Abstract Oxytetracycline (OTC) is a widely used antibiotic in food-producing animals. Extralabel use of OTC is common and may lead to violative residues in edible tissues. It is important to have a quantitative tool to predict scientifically based withdrawal intervals (WDIs) after extralabel use in food animals to ensure human food safety. This study focuses on developing a physiologically based pharmacokinetic (PBPK) model for OTC in sheep and goats. The model included 7 compartments: plasma, lung, liver, kidneys, muscle, fat, and rest of the body. The model was calibrated with serum and tissue (liver, muscle, kidney, and fat) concentration data following a single intramuscular (IM, 20 mg/kg) and/or intravenous (IV, 10 mg/kg) administration of a long-acting formulation in sheep and goats. The model was evaluated with independent datasets from Food Animal Residue Avoidance Databank (FARAD). Results showed that the model adequately simulated the calibration datasets with an overall estimated coefficient of determination (R2) of 0.95 and 0.92, respectively, for sheep and goat models and had acceptable accuracy for the evaluation datasets.
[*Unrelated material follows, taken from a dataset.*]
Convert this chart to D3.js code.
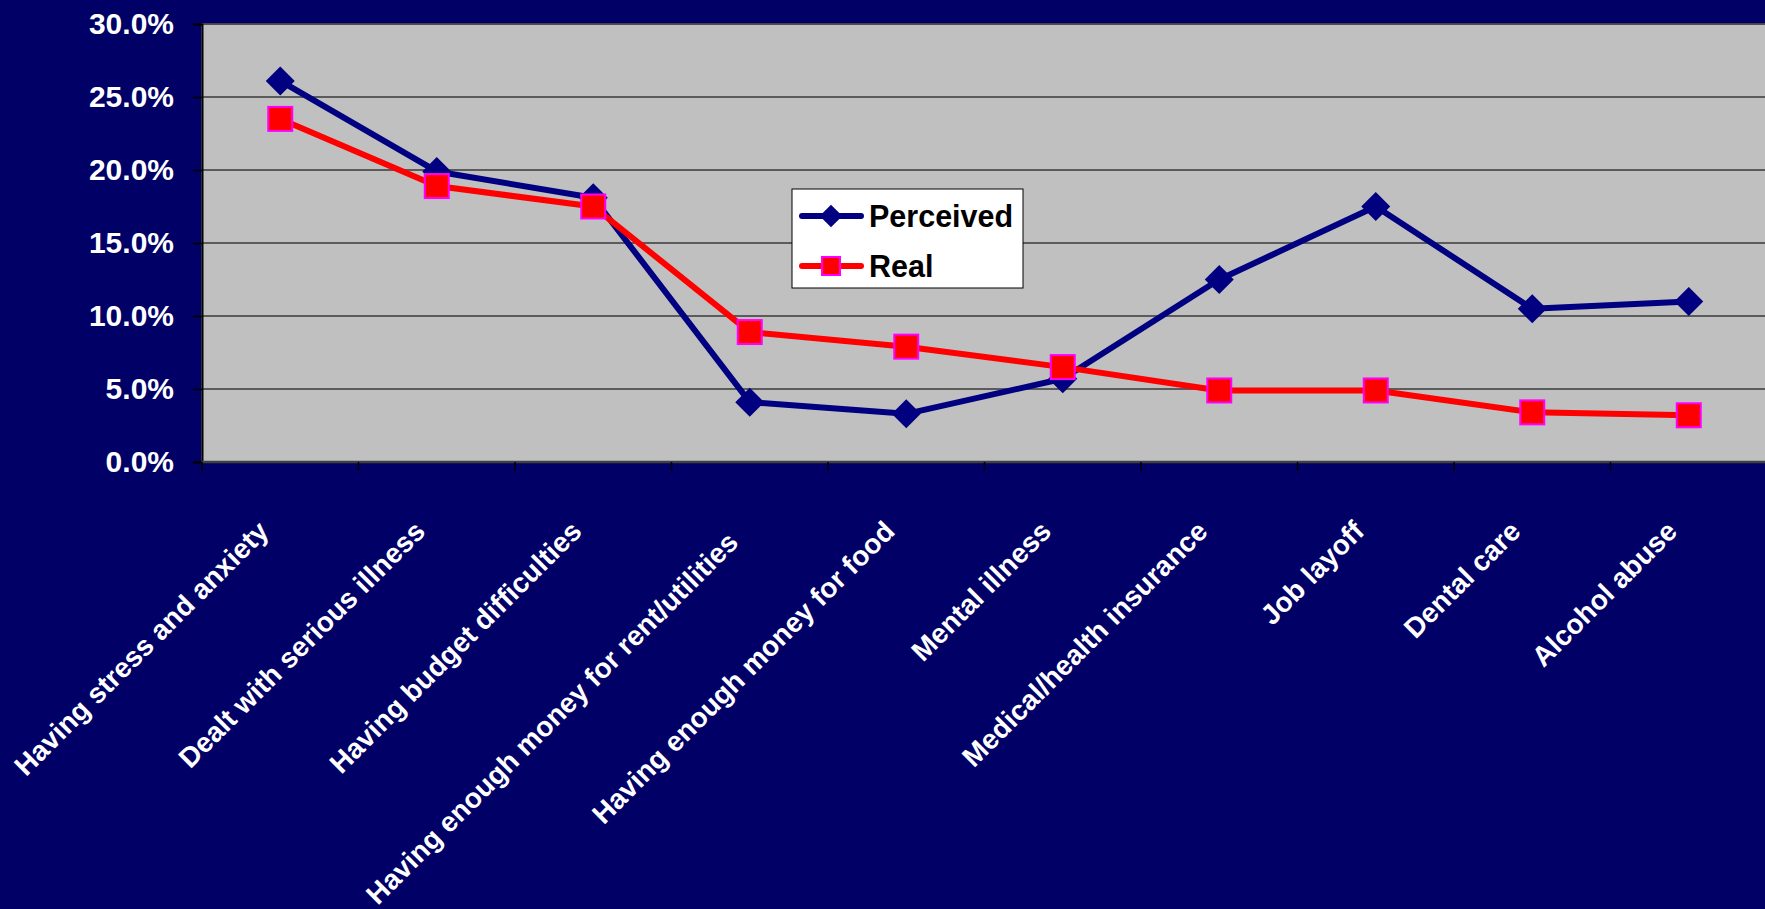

Monte Carlo sampling technique was applied to predict the time needed for drug concentrations in edible tissues to fall below tolerances for the 99th percentiles of the population. The model was converted to a web-based interactive PBPK (iPBPK) interface to facilitate model applications. This iPBPK model provides a useful tool to estimate WDIs for OTC after extralabel use in small ruminants to ensure food safety and serves as a basis for extrapolation to other tetracycline drugs and other food animals.